#### [Work to be completed]
Exactly reproduce the lines that run from the one containing "Generate a Python" through the one containing "p.line(x, yellow_values, line_color=YELLOW, line_width=9)", ends included, with no pictures.

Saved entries
[BEGIN]

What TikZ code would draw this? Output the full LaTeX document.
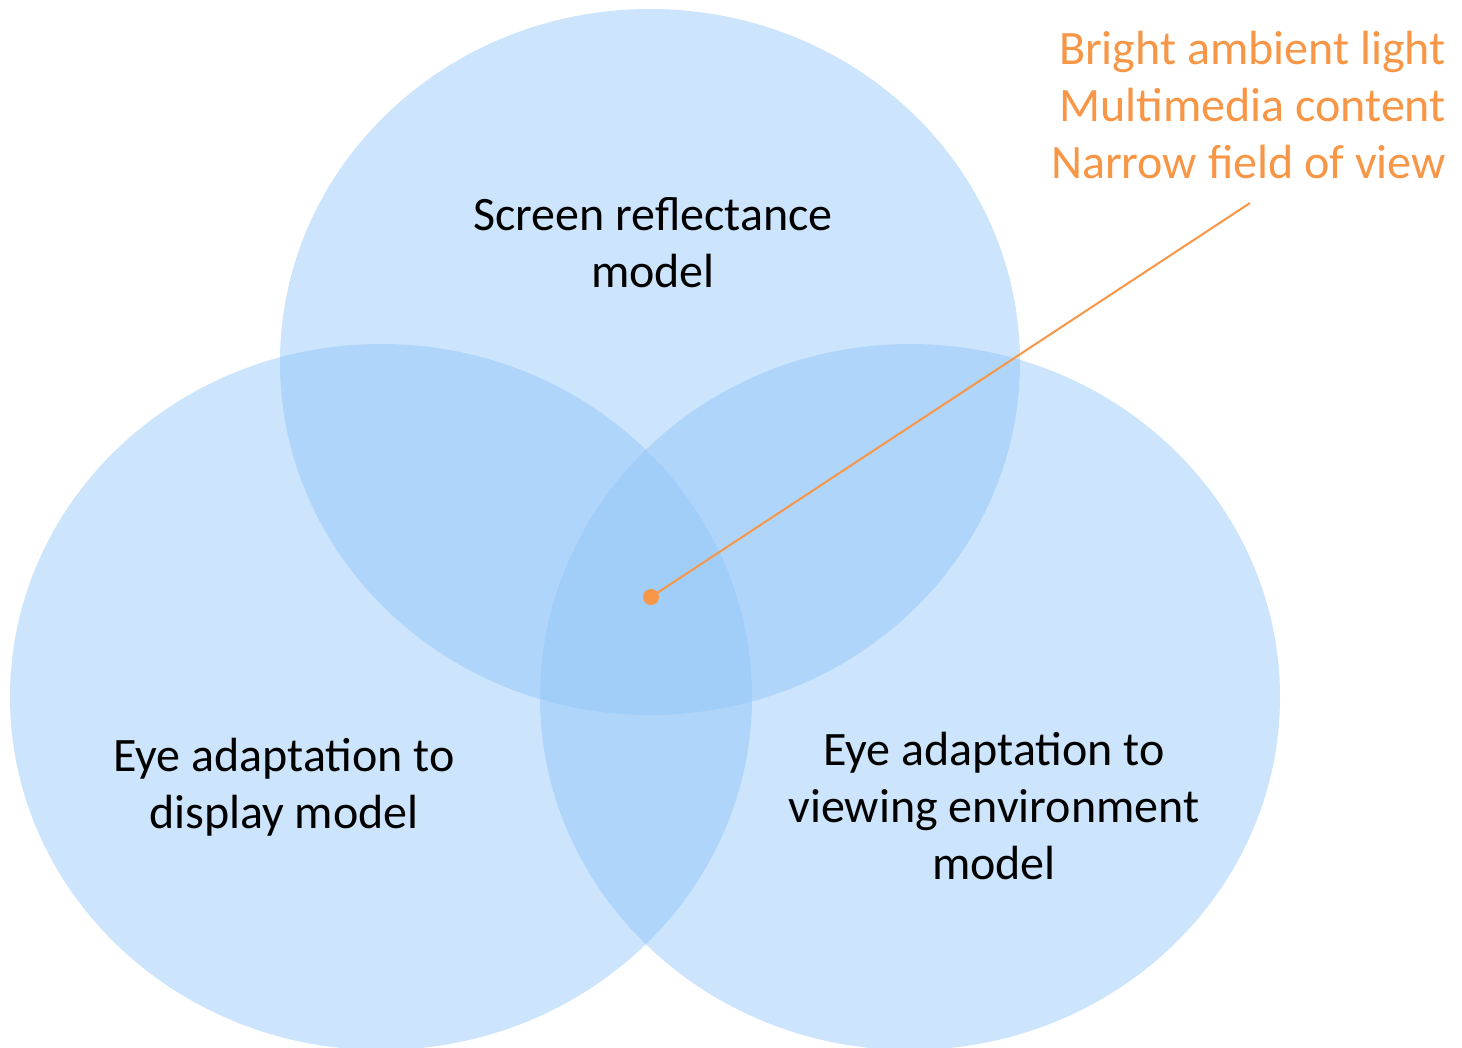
\documentclass[tikz,border=0pt]{standalone}
\usepackage{fontspec}
\setmainfont{Carlito}
\definecolor{vblue}{RGB}{142,195,248}
\definecolor{vorange}{RGB}{247,150,70}
\begin{document}
\begin{tikzpicture}[x=1pt,y=-1pt,
  setfill/.style={fill=vblue,fill opacity=0.45,draw=none},
  lbl/.style={align=center,font=\fontsize{48}{57}\selectfont,text=black,inner sep=0pt},
  olbl/.style={align=right,font=\fontsize{48}{57}\selectfont,text=vorange,inner sep=0pt}]
\useasboundingbox (0,0) rectangle (1462,1048);
\fill[setfill] (650,362) ellipse [x radius=370,y radius=353];
\fill[setfill] (381,697) ellipse [x radius=371,y radius=353];
\fill[setfill] (910,697) ellipse [x radius=370,y radius=353];
\node[lbl] (top) at (653,243) {Screen reflectance\\model};
\node[lbl] (left) at (284,787) {Eye adaptation to\\display model};
\node[lbl] (right) at (994,806) {Eye adaptation to\\viewing environment\\model};
\node[olbl,anchor=east] (notes) at (1446,105) {Bright ambient light\\Multimedia content\\Narrow field of view};
\coordinate (tail) at (1250,203);
\node[circle,fill=vorange,inner sep=0pt,minimum size=16pt] (dot) at (651,597) {};
\draw[vorange,line width=2pt] (dot.center) -- (tail);
\end{tikzpicture}
\end{document}
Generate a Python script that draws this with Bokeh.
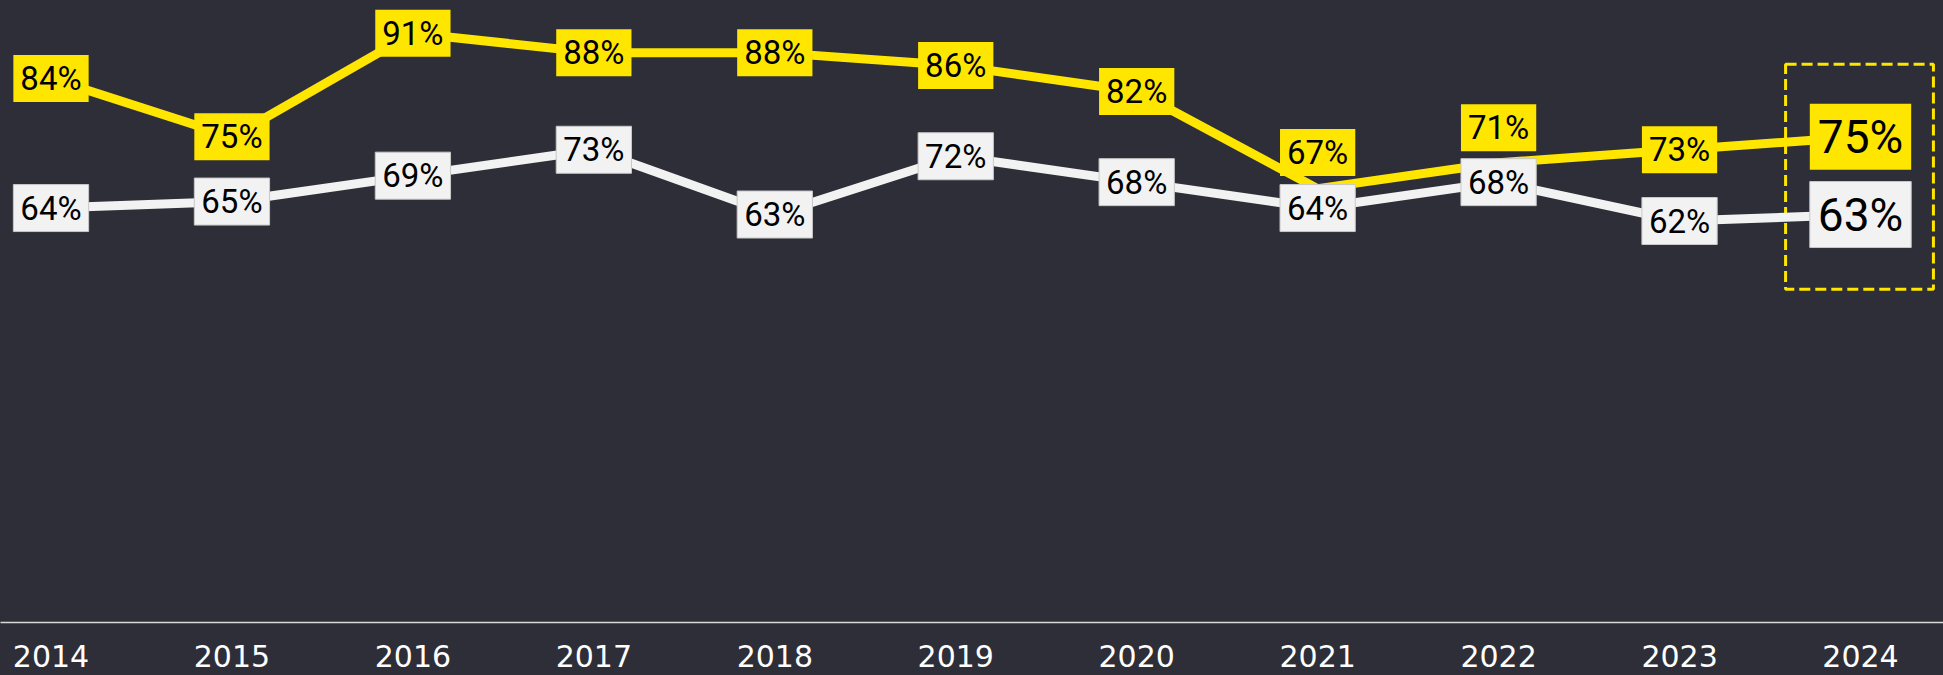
from bokeh.plotting import figure
from bokeh.models import ColumnDataSource, FixedTicker, GlobalInlineStyleSheet, Range1d
from bokeh.core.properties import value
from bokeh.embed import file_html
from bokeh.resources import INLINE

# ---------------- data ----------------
years = ["2014", "2015", "2016", "2017", "2018", "2019", "2020", "2021", "2022", "2023", "2024"]
yellow_values = [84, 75, 91, 88, 88, 86, 82, 67, 71, 73, 75]
white_values = [64, 65, 69, 73, 63, 72, 68, 64, 68, 62, 63]

# ---------------- style ----------------
BG = "#2E2E38"
YELLOW = "#FFE600"
WHITE = "#F2F2F2"
LABEL_FONT = "Roboto"
TICK_FONT = "DejaVu Sans"
yellow_label_dy = [0, 0, 0, 0, 0, 0, 0, -36, -35, 0, 0]   # screen px shifts of a few labels
white_label_dy = [0] * len(years)

x = list(range(len(years)))
n = len(years)

p = figure(width=1943, height=675, output_backend="svg", toolbar_location=None,
           x_range=Range1d(-0.2791, 10.4587), y_range=Range1d(0, 96.05),
           y_axis_location=None, x_axis_location="below",
           min_border_left=0, min_border_right=0, min_border_top=0, min_border_bottom=53,
           background_fill_color=BG, border_fill_color=BG, outline_line_color=None)
p.stylesheets = [GlobalInlineStyleSheet(css="html, body { margin: 0; padding: 0; background: #2E2E38; overflow: hidden; }")]
p.grid.visible = False

# highlight box around the last year
hl = ColumnDataSource(dict(left=[x[-1] - 0.414], right=[x[-1] + 0.403],
                           top=[yellow_values[-1] + 11.2], bottom=[white_values[-1] - 11.55]))
p.quad(left="left", right="right", top="top", bottom="bottom", source=hl,
       fill_color=None, line_color=YELLOW, line_width=3, line_dash="11 5")

# lines
p.line(x, white_values, line_color=WHITE, line_width=9)
p.line(x, yellow_values, line_color=YELLOW, line_width=9)

def add_labels(idx, vals, dys, fill, border, size, pad_x, pad_y):
    src = ColumnDataSource(dict(
        x=[x[i] for i in idx], y=[vals[i] for i in idx],
        dy=[dys[i] for i in idx], t=[f"{vals[i]}%" for i in idx]))
    p.text(x="x", y="y", text="t", y_offset="dy", source=src, anchor="center",
           text_align="center", text_baseline="middle",
           text_font=value(LABEL_FONT), text_font_size=size, text_color="#000000",
           background_fill_color=fill, border_line_color=border, border_line_width=1,
           padding=dict(x=pad_x, y=pad_y))

normal = list(range(n - 1))
last = [n - 1]
add_labels(normal, white_values, white_label_dy, WHITE, "#C8C8C8", "33px", 7, 4)
add_labels(normal, yellow_values, yellow_label_dy, YELLOW, None, "33px", 7, 4)
add_labels(last, white_values, white_label_dy, WHITE, "#C8C8C8", "46px", 8, 6)
add_labels(last, yellow_values, yellow_label_dy, YELLOW, None, "46px", 8, 6)

# x axis
ax = p.xaxis[0]
ax.ticker = FixedTicker(ticks=x)
ax.major_label_overrides = {i: y for i, y in zip(x, years)}
ax.major_label_text_font = TICK_FONT
ax.major_label_text_font_size = "30px"
ax.major_label_text_color = "#FFFFFF"
ax.major_label_standoff = 16
ax.axis_line_color = "#D9D9D9"
ax.axis_line_width = 1.5
ax.major_tick_line_color = None
ax.minor_tick_line_color = None

open("out.html", "w").write(file_html(p, INLINE))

[END]

#### [Solution to the exercise]
Generate a Python script that draws this with Bokeh.
from bokeh.plotting import figure
from bokeh.models import ColumnDataSource, FixedTicker, GlobalInlineStyleSheet, Range1d
from bokeh.core.properties import value
from bokeh.embed import file_html
from bokeh.resources import INLINE

# ---------------- data ----------------
years = ["2014", "2015", "2016", "2017", "2018", "2019", "2020", "2021", "2022", "2023", "2024"]
yellow_values = [84, 75, 91, 88, 88, 86, 82, 67, 71, 73, 75]
white_values = [64, 65, 69, 73, 63, 72, 68, 64, 68, 62, 63]

# ---------------- style ----------------
BG = "#2E2E38"
YELLOW = "#FFE600"
WHITE = "#F2F2F2"
LABEL_FONT = "Roboto"
TICK_FONT = "DejaVu Sans"
yellow_label_dy = [0, 0, 0, 0, 0, 0, 0, -36, -35, 0, 0]   # screen px shifts of a few labels
white_label_dy = [0] * len(years)

x = list(range(len(years)))
n = len(years)

p = figure(width=1943, height=675, output_backend="svg", toolbar_location=None,
           x_range=Range1d(-0.2791, 10.4587), y_range=Range1d(0, 96.05),
           y_axis_location=None, x_axis_location="below",
           min_border_left=0, min_border_right=0, min_border_top=0, min_border_bottom=53,
           background_fill_color=BG, border_fill_color=BG, outline_line_color=None)
p.stylesheets = [GlobalInlineStyleSheet(css="html, body { margin: 0; padding: 0; background: #2E2E38; overflow: hidden; }")]
p.grid.visible = False

# highlight box around the last year
hl = ColumnDataSource(dict(left=[x[-1] - 0.414], right=[x[-1] + 0.403],
                           top=[yellow_values[-1] + 11.2], bottom=[white_values[-1] - 11.55]))
p.quad(left="left", right="right", top="top", bottom="bottom", source=hl,
       fill_color=None, line_color=YELLOW, line_width=3, line_dash="11 5")

# lines
p.line(x, white_values, line_color=WHITE, line_width=9)
p.line(x, yellow_values, line_color=YELLOW, line_width=9)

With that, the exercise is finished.